Branch delegates should also reflect on whether they can wait for five years when faced with a leadership that seems to get its orders elsewhere. The notion that people’s power lies with the branches has never faced a real test than is the case now. Branches are the party’s foot soldiers on the ground. They are aware of the general dissatisfaction and frustration that communities are undergoing. African communities have become concentration camps of degrading poverty, unemployment and hopelessness.

Branch delegates should be reminded that they have the authority to reverse any of the self-serving decisions that were taken by the outgoing leadership. The step aside principle remains the most contentious. Perceptions abound that under the pretext of fighting corruption, the state’s repressive apparatus has been weaponised to deal decisively with those that the current leadership considers to be political threats.

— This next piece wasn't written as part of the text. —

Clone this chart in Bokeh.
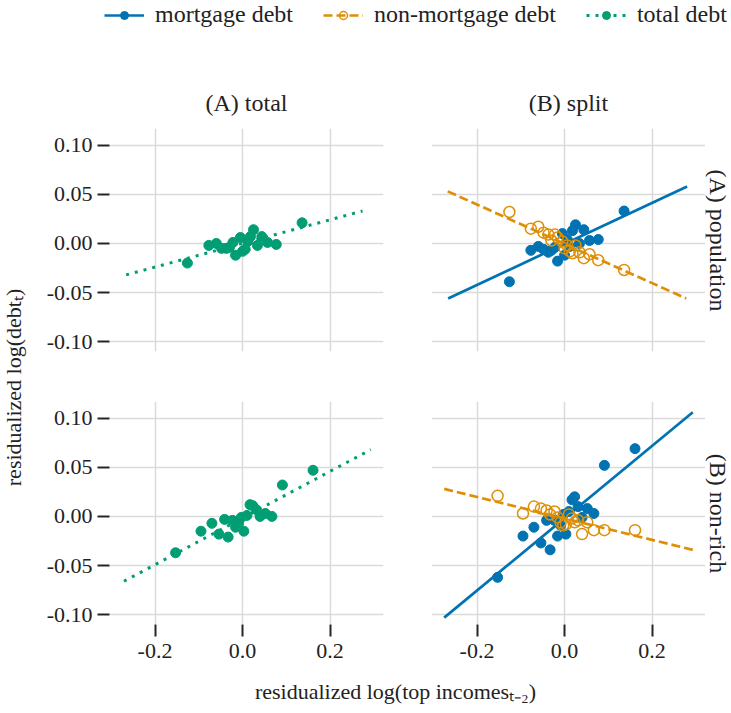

The future of the ANC hangs in the balance. Unless branches are already bought, they should know that returning the current leadership would serve as a ringing endorsement of its past performance. In Ramaphosa is re-elected, so what? (Sunday Times, 16/10/2022) columnist and former editor Peter Bruce could not have been more blunt in his remarks.

“Ramaphosa re-elected means broadly that nothing will change. Sure, he would have new party colleagues to whom he would need to extend patronage in the form of cabinet jobs and the like. But we would still be stuck with a leader who cannot seem to join up talk and action, who simply cannot make things happen. . .. Cyril reborn is pie in the sky. Just not going to happen.”

Branches face the enormous task of having to reclaim the ANC. For now, the party is led by individuals who are seen to be agents of foreign interests.